Thursday, November 15, 2012



Got a turkey going in the oven for supper.
I couldn't find my wire rack to put in the roasting
pan so I used a bunt cake pan to stand the turkey in.
It's a smaller turkey at just over 12 pounds.
 I slathered it with honey and an all purpose seasoning.
In about an hour and a half I'll drizzle maple syrup
over the turkey and add
a mix of brown sugar, grated orange peel
(I keep orange peels in the freezer, 
they are easier to grate that way)
nutmeg and allspice on top the turkey
My turkey came with a pouch that said
turkey gravy.  I injected that into the turkey
and then covered it with foil.
I can make my own gravy from the turkey drippings.
I usually put my turkey in an oven bag but
found out that I didn't have any.
So here goes without one.
I just make stuff up for recipes along the way
as to what sounds good or what I have at hand.

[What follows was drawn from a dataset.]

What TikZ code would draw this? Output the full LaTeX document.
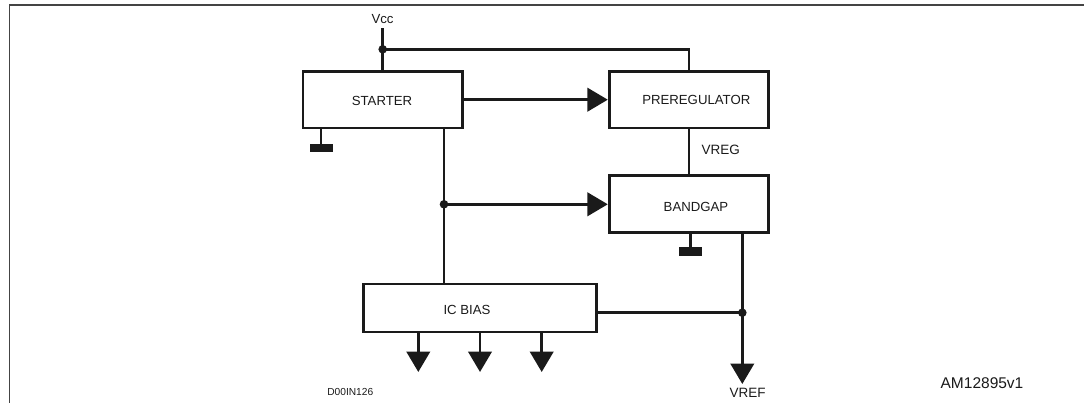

I'm sitting here trying to come up with a plan
for running dryer ducts from the solar
heater to the house.  When it's going to be
20 feet or more away from the house you
have to figure out how to insulate your ducts
so that there is no heat loss.  So how
do you do this as cheaply as possible?

 I went to the thrift store in search of a wool
blanket.  They didn't have any so I looked for 
the next best thing, long Winter coats.
I found two, really heavy, 100% wool coats
for $2.99 each.  I plan to cut them up into
strips and then sew them into tubes
to run the dryer duct through.
You figure if these jackets are made to be worn
outside in very cold weather then it should
work well on the ducts for insulation.
Then I would wrap it in trash bags to keep
any snow or rain out.
By doing it yourself with things you can make homemade
can save you lots of money.
Two coats cost me $5.98.
Now compare that to two insulated
duct jackets for $41.56 at Menards!!

100% wool is a very good insulator.
They do make rolls of roll out wool insulation
at home improvement stores to put into
walls and attics.  
It is naturally flame retardant,
naturally resistant to mold,
it does not endanger the health of people or the environment,
and the list goes on that you can read HERE.

Yes I have done my research beforehand :0)


I got the one black coat all cut up.
I think I can insulate 20 feet of dryer duct with it
with the pieces I got from the one coat.


Turkey is done and so is one insulated dryer duct.

Each dryer duct piece is about 6-8 feet long. 
This is the duct we found along side the road for free.
I took the two ducts that were connected apart
and got the one bent back out where it was smashed in.
I took a heavy duty needle and some yarn and 
sewed pieces of the wool in sections around the duct.


Got the other duct insulated with wool.
Put some potatoes and carrots in a pot
to get ready for supper to go with the turkey. 


Now that's what I call a supper!  LOL.
Almost like a mini Thanksgiving dinner minus the stuffing.